Mexican authorities acknowledge the inadequacy of currency laws and say they are working to tighten them. Until recently the most glaring problem was that money laundering was considered a tax offense and not a criminal act, meaning that the police agencies charged with enforcing drug laws could not investigate it.
A new law was approved in May, making money laundering a criminal offense punishable by up to 15 years in jail.

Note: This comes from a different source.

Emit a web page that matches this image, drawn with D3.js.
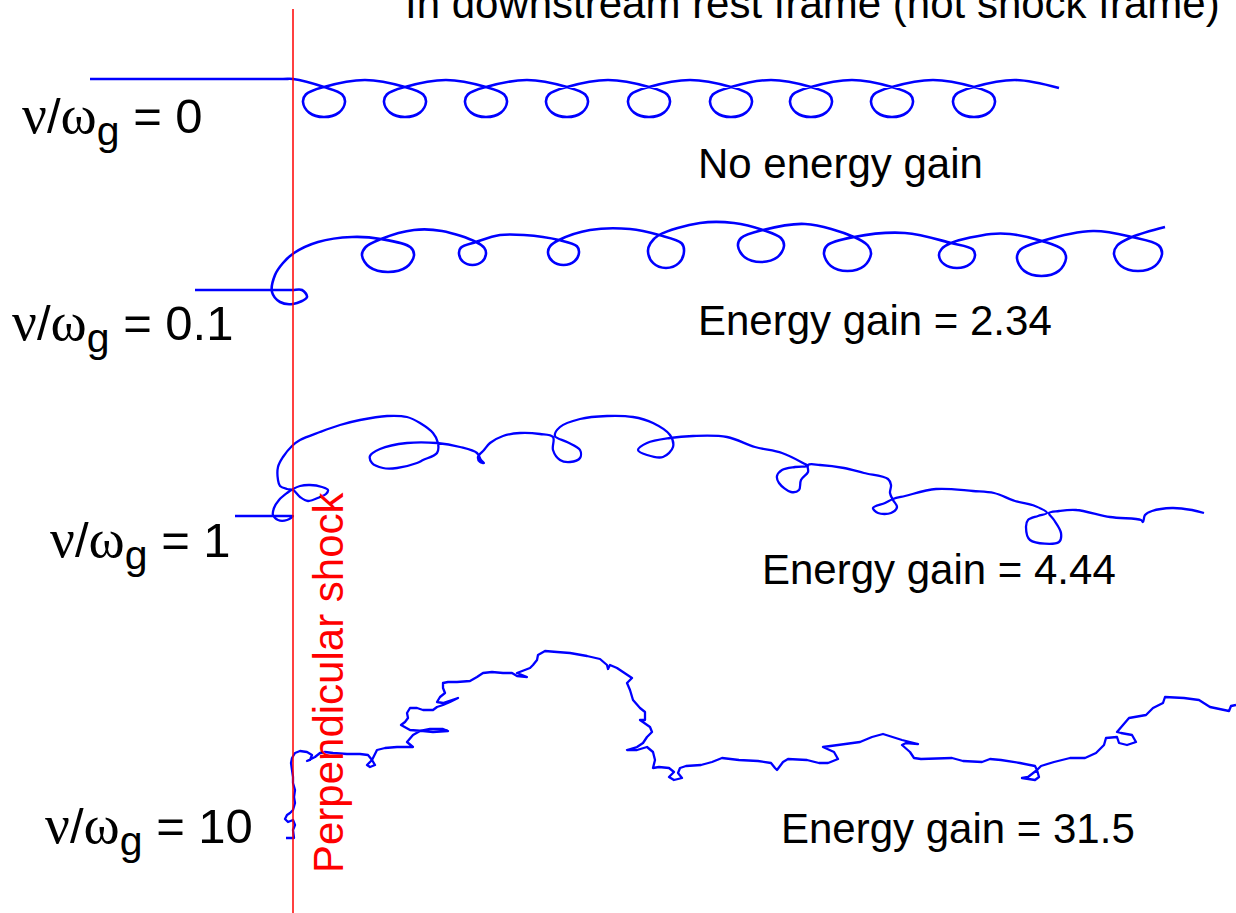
<!DOCTYPE html>
<html>
<head>
<meta charset="utf-8">
<script src="https://cdn.jsdelivr.net/npm/d3@7"></script>
<style>
  body { margin: 0; background: #fff; }
  svg text { font-family: "Liberation Sans", Arial, sans-serif; }
  .greek { font-family: "Liberation Serif", "Times New Roman", serif; }
</style>
</head>
<body>
<script>
// Trajectories in units of 10 px: x measured from the shock, y upward from each row's injection line.
// A 5-element entry [x, y, left, right, bottom] is a gyration loop crossing itself at (x, y).
var ratios = ["0", "0.1", "1", "10"];
var gains = ["No energy gain", "Energy gain = 2.34", "Energy gain = 4.44", "Energy gain = 31.5"];
var titleText = "In downstream rest frame (not shock frame)";
var shockText = "Perpendicular shock";

var traj0 = [
  [-20.3, 0], [-1, 0], [0, 0],
  [3.1, -0.8, 1.0, 5.2, -3.8], [7.2, -0.1],
  [11.2, -0.8, 9.1, 13.3, -3.8], [15.3, -0.1],
  [19.3, -0.8, 17.2, 21.4, -3.8], [23.4, -0.1],
  [27.4, -0.8, 25.3, 29.5, -3.8], [31.5, -0.1],
  [35.6, -0.8, 33.5, 37.7, -3.8], [39.7, -0.1],
  [43.8, -0.8, 41.7, 45.9, -3.8], [47.8, -0.1],
  [51.8, -0.8, 49.7, 53.9, -3.8], [55.9, -0.1],
  [59.9, -0.8, 57.8, 62.0, -3.8], [64.0, -0.1],
  [68.1, -0.8, 66.0, 70.2, -3.8], [72.2, -0.1],
  [76.6, -0.9]
];

var traj1 = [
  [-9.8, 0], [-0.5, 0], [0, 0], [0.9, 0], [1.4, -0.7], [0, -1.4], [-1.3, -1.2], [-2.1, -0.2],
  [-1.8, 1.5], [-1.0, 2.7], [0.1, 3.7], [2.5, 4.8], [5.9, 5.3],
  [8.8, 5.1, 6.9, 12.1, 1.8], [12.1, 6.0], [14.9, 5.9],
  [18.3, 4.8, 16.6, 19.3, 2.5], [20.7, 5.5], [23.1, 5.5],
  [26.6, 5.0, 25.5, 28.6, 2.5], [29.7, 6.0], [33.7, 6.1],
  [36.6, 5.5, 35.5, 39.1, 2.2], [40.7, 6.7], [44.1, 6.7],
  [47.0, 6.0, 44.5, 49.1, 2.8], [51.2, 6.6],
  [56.1, 5.3, 53.1, 57.8, 1.9], [61.2, 5.7],
  [65.8, 4.7, 64.6, 68.2, 2.2], [69.8, 5.6], [71.7, 5.6],
  [74.9, 4.9, 72.4, 77.3, 1.4], [80.0, 5.9],
  [83.9, 5.3, 82.1, 86.9, 1.9], [87.2, 6.3]
];

var traj2 = [
  [-5.8, 0], [-0.5, 0], [0, 0], [-0.6, -0.4], [-1.5, -0.4], [-2.0, 0.1], [-1.9, 0.8], [-1.4, 1.6],
  [-0.6, 2.3], [0, 2.7], [0.7, 3.0], [1.7, 3.1], [2.9, 2.9], [3.5, 2.6], [3.3, 2.2],
  [2.7, 1.9], [1.5, 1.5], [0.7, 1.9], [0, 2.6], [-0.6, 2.7], [-1.3, 3.0], [-1.5, 3.6],
  [-1.5, 4.9], [-1.0, 5.9], [-0.1, 7.0], [0.7, 7.6], [2.7, 8.4], [4.7, 9.1], [6.7, 9.6],
  [9.4, 10.0], [11.4, 9.9], [12.7, 9.3], [14.0, 8.3], [14.5, 7.3], [14.4, 6.3], [13.0, 5.6],
  [12.4, 5.3], [10.4, 4.8], [9.0, 4.8], [7.9, 5.3], [7.7, 6.0], [8.7, 6.7], [11.4, 7.3],
  [14.4, 7.3], [16.7, 6.9], [18.4, 6.3], [18.8, 5.6], [19.1, 5.3], [18.7, 5.4], [18.5, 5.9],
  [19.1, 6.6], [19.7, 7.3], [21.0, 8.0], [22.7, 8.3], [24.7, 8.2], [26.0, 7.9], [26.0, 6.6],
  [26.7, 5.6], [27.7, 5.4], [28.7, 5.8], [28.7, 6.6], [27.4, 7.4], [26.2, 8.0], [26.7, 8.9],
  [28.7, 9.7], [31.4, 10.0], [34.0, 9.9], [36.0, 9.3], [37.7, 8.1], [38.0, 6.9], [37.0, 5.9],
  [35.4, 6.1], [34.5, 6.6], [35.4, 7.3], [37.7, 7.8], [40.0, 8.0], [43.4, 7.9], [46.2, 6.9],
  [48.9, 6.3], [51.0, 5.3], [51.5, 5.0], [50.2, 4.9], [48.9, 4.6], [48.4, 4.0], [48.6, 3.3],
  [49.8, 2.4], [50.6, 2.6], [50.8, 3.6], [51.5, 4.4], [51.5, 5.1], [52.7, 5.1], [55.1, 4.8],
  [57.1, 4.3], [59.5, 3.7], [59.8, 3.1], [59.7, 2.3], [60.0, 1.6], [60.4, 0.9], [59.8, 0.3],
  [58.5, 0.3], [58.0, 0.8], [59.2, 1.3], [60.0, 1.7], [61.2, 2.0], [64.3, 2.7], [68.0, 2.5],
  [70.1, 2.3], [72.2, 1.5], [74.2, 1.0], [75.4, 0.3], [74.5, 0], [73.5, -0.4], [73.3, -1.1],
  [73.7, -2.4], [76.6, -2.6], [76.8, -1.7], [76.1, -0.4], [75.6, 0.3], [76.6, 0.5], [78.3, 0.6],
  [81.7, -0.1], [84.8, -0.4], [85.0, -0.6], [85.2, 0.1], [85.9, 0.5], [87.9, 0.8], [89.9, 0.6],
  [91.1, 0.3]
];

var traj3 = [
  [-0.7, 0], [0.1, 0], [0, 0.8], [0.2, 1.3], [0, 1.8], [-0.5, 1.6], [-0.8, 1.9], [-0.6, 2.3],
  [-0.3, 2.5], [0, 2.8], [0.2, 3.5], [0.1, 4.1], [0.2, 4.8], [0, 5.5], [0, 6.1], [-0.1, 6.8],
  [-0.2, 7.5], [-0.1, 8.0], [0.2, 8.5], [0.7, 8.7], [1.4, 8.6], [1.9, 8.3], [1.7, 7.8],
  [1.4, 7.7], [2.2, 8.1], [2.7, 8.5], [3.2, 8.6], [4.0, 8.5], [5.4, 8.4], [6.7, 8.4],
  [7.5, 8.3], [7.9, 7.8], [7.4, 7.3], [7.7, 7.1], [8.2, 7.3], [7.9, 7.8], [8.4, 8.8],
  [9.2, 9.0], [10.4, 9.1], [12.0, 9.1], [11.4, 9.6], [12.0, 10.3], [12.7, 10.7], [13.7, 10.9],
  [15.0, 10.9], [15.5, 10.7], [14.0, 10.6], [13.0, 10.7], [11.7, 10.8], [10.8, 11.3],
  [11.2, 11.6], [11.5, 12.0], [11.4, 12.5], [11.7, 13.0], [12.4, 13.0], [13.0, 12.8],
  [14.0, 12.8], [14.4, 13.1], [15.0, 13.3], [15.7, 13.6], [16.5, 14.0], [15.0, 13.5],
  [14.4, 13.6], [14.7, 14.1], [15.2, 14.5], [15.0, 15.0], [15.0, 15.5], [15.5, 15.6],
  [16.4, 15.6], [17.7, 15.7], [18.4, 16.1], [19.0, 16.5], [19.9, 16.6], [21.0, 16.5],
  [21.9, 16.5], [22.4, 16.2], [23.4, 16.1], [22.4, 16.5], [23.7, 17.0], [24.0, 17.3],
  [24.4, 17.8], [24.5, 18.3], [25.2, 18.7], [26.4, 18.6], [27.7, 18.5], [29.4, 18.2],
  [30.7, 17.9], [31.4, 17.3], [31.5, 16.9], [31.7, 17.3], [32.4, 17.0], [33.0, 16.6],
  [33.9, 16.0], [33.4, 15.5], [33.7, 14.8], [34.0, 13.8], [34.7, 13.0], [35.2, 12.6],
  [35.2, 11.8], [34.7, 11.8], [35.7, 11.1], [35.9, 10.6], [35.4, 10.1], [35.0, 9.5],
  [34.4, 9.1], [33.4, 8.8], [34.4, 8.8], [35.4, 9.1], [36.0, 8.6], [36.2, 7.8], [36.0, 7.0],
  [36.6, 7.1], [37.6, 7.0], [38.1, 6.6], [37.6, 6.1], [38.1, 5.8], [38.9, 6.0], [38.5, 6.5],
  [38.7, 7.0], [39.3, 7.2], [40.8, 7.3], [41.9, 7.6], [42.9, 8.0], [44.6, 7.8], [46.5, 7.7],
  [47.8, 7.5], [48.2, 7.0], [48.4, 6.8], [49.0, 7.6], [49.5, 7.9], [51.4, 7.8], [52.6, 7.5],
  [53.5, 7.5], [54.5, 7.9], [54.1, 8.6], [53.0, 9.1], [54.5, 9.3], [56.7, 9.6], [57.9, 10.1],
  [59.0, 10.4], [60.9, 9.8], [62.5, 9.4], [61.3, 9.5], [60.9, 9.3], [61.7, 8.6], [62.1, 8.0],
  [62.8, 7.9], [65.9, 8.0], [67.0, 7.7], [68.9, 7.6], [69.7, 7.9], [70.8, 7.8], [72.7, 7.5],
  [74.2, 7.2], [74.4, 6.8], [73.5, 6.1], [72.9, 6.0], [74.2, 5.8], [74.6, 6.1], [74.4, 6.8],
  [74.8, 7.2], [76.1, 7.6], [77.7, 8.0], [79.2, 8.0], [80.3, 8.5], [81.1, 9.3], [81.3, 10.0],
  [82.4, 10.1], [82.6, 9.5], [83.4, 9.3], [84.3, 9.6], [83.9, 10.3], [82.8, 10.5], [82.4, 10.6],
  [83.6, 12.0], [85.3, 12.3], [86.0, 13.0], [87.0, 13.5], [87.2, 14.1], [89.1, 14.0],
  [90.6, 13.8], [91.7, 13.1], [93.6, 12.7], [93.8, 13.2], [94.3, 13.3]
];

var trajectories = [traj0, traj1, traj2, traj3];

function init() {
    var width = 1236;
    var height = 913;

    var svg = d3.select("body").append("svg")
        .attr("width", width)
        .attr("height", height);

    // shared horizontal scale, shock sits at x = 0
    var x = d3.scaleLinear().domain([0, 90]).range([293, 1193]);

    // injection line of each row, in pixels
    var rowBase = [79, 290, 516, 838];
    var yScales = rowBase.map(function(b) {
        return d3.scaleLinear().domain([0, 10]).range([b, b - 100]);
    });

    // expand loop entries into points on an ellipse hanging below the crossing
    function expand(traj) {
        var pts = [];
        traj.forEach(function(d) {
            if (d.length === 2) { pts.push(d); return; }
            var cx = (d[2] + d[3]) / 2, cy = (d[1] + d[4]) / 2;
            var rx = (d[3] - d[2]) / 2, ry = (d[1] - d[4]) / 2;
            pts.push([d[0], d[1]]);
            [30, 0, -45, -90, -135, -180, -210].forEach(function(a) {
                var r = a * Math.PI / 180;
                pts.push([cx + rx * Math.cos(r), cy + ry * Math.sin(r)]);
            });
            pts.push([d[0], d[1]]);
        });
        return pts;
    }

    trajectories.forEach(function(traj, i) {
        var y = yScales[i];
        var line = d3.line()
            .x(function(d) { return x(d[0]); })
            .y(function(d) { return y(d[1]); })
            .curve(i < 3 ? d3.curveCatmullRom.alpha(0.5) : d3.curveLinear);
        svg.append("path")
            .attr("d", line(expand(traj)))
            .attr("fill", "none")
            .attr("stroke", "#0000ff")
            .attr("stroke-width", i < 2 ? 2.6 : 2.3)
            .attr("stroke-linejoin", "round");
    });

    // the shock
    svg.append("line")
        .attr("x1", x(0)).attr("x2", x(0))
        .attr("y1", 9).attr("y2", height)
        .attr("stroke", "#ff0000")
        .attr("stroke-width", 1.5);

    svg.append("text")
        .attr("transform", "translate(343,873) rotate(-90)")
        .attr("font-size", 42)
        .attr("fill", "#ff0000")
        .text(shockText);

    // title, cut by the top edge as in the original slide
    svg.append("text")
        .attr("x", 405).attr("y", 18)
        .attr("font-size", 42)
        .text(titleText);

    // ratio labels on the left
    var labelX = [22, 12, 50, 45];
    var labelY = [133, 340, 557, 843];
    ratios.forEach(function(v, i) {
        var t = svg.append("text")
            .attr("x", labelX[i]).attr("y", labelY[i])
            .attr("font-size", 49);
        t.append("tspan").attr("class", "greek").attr("font-size", 55).text("\u03bd");
        t.append("tspan").text("/");
        t.append("tspan").attr("class", "greek").attr("font-size", 55).text("\u03c9");
        t.append("tspan").attr("font-size", 41).attr("dy", 12).text("g");
        t.append("tspan").attr("dy", -12).text(" = " + v);
    });

    // energy gain labels
    var gainX = [698, 698, 762, 781];
    var gainY = [178, 335, 584, 843];
    gains.forEach(function(g, i) {
        svg.append("text")
            .attr("x", gainX[i]).attr("y", gainY[i])
            .attr("font-size", 42)
            .text(g);
    });
}

window.onload = init;
</script>
</body>
</html>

But even so, the new code has what Mexican law enforcement officials concede is a critical shortcoming: It does not require banks to report large currency transactions.
In Mexico, opposition to currency transaction reports is being led by banks and financial institutions, some of which allegedly have been infiltrated by drug mafias.
"DEA sources report that many Mexican traffickers have purchased large shares of banks and placed members on the boards of directors," said Wankel of the DEA in congressional testimony. "As a result, many banks keep two sets of books and bank examiners are paid off by corrupt bank officials."
In the best-known example of infiltration of a bank, the jailed former head of the Guadalajara cartel, Miguel Felix Gallardo, who was convicted in the 1985 murder of DEA agent Enrique Camarena, was on the board of directors of SOMEX bank.
Moises Moreno Hernandez, a top official in the Mexican attorney general's office, said the government hopes to adopt currency transaction regulations. But of equal importance, he said, are proposals pending in Mexico's Congress to give police here better tools to combat organized crime. The proposals would legalize wiretapping, the use of confidential sources and reduced sentences for gang members who testify against their bosses. The bill would also create a witness protection program, he said.
"The problem is that you have 19th-century tools trying to deal with 21st-century criminals," DEA chief Thomas Constantine told members of Congress several weeks ago.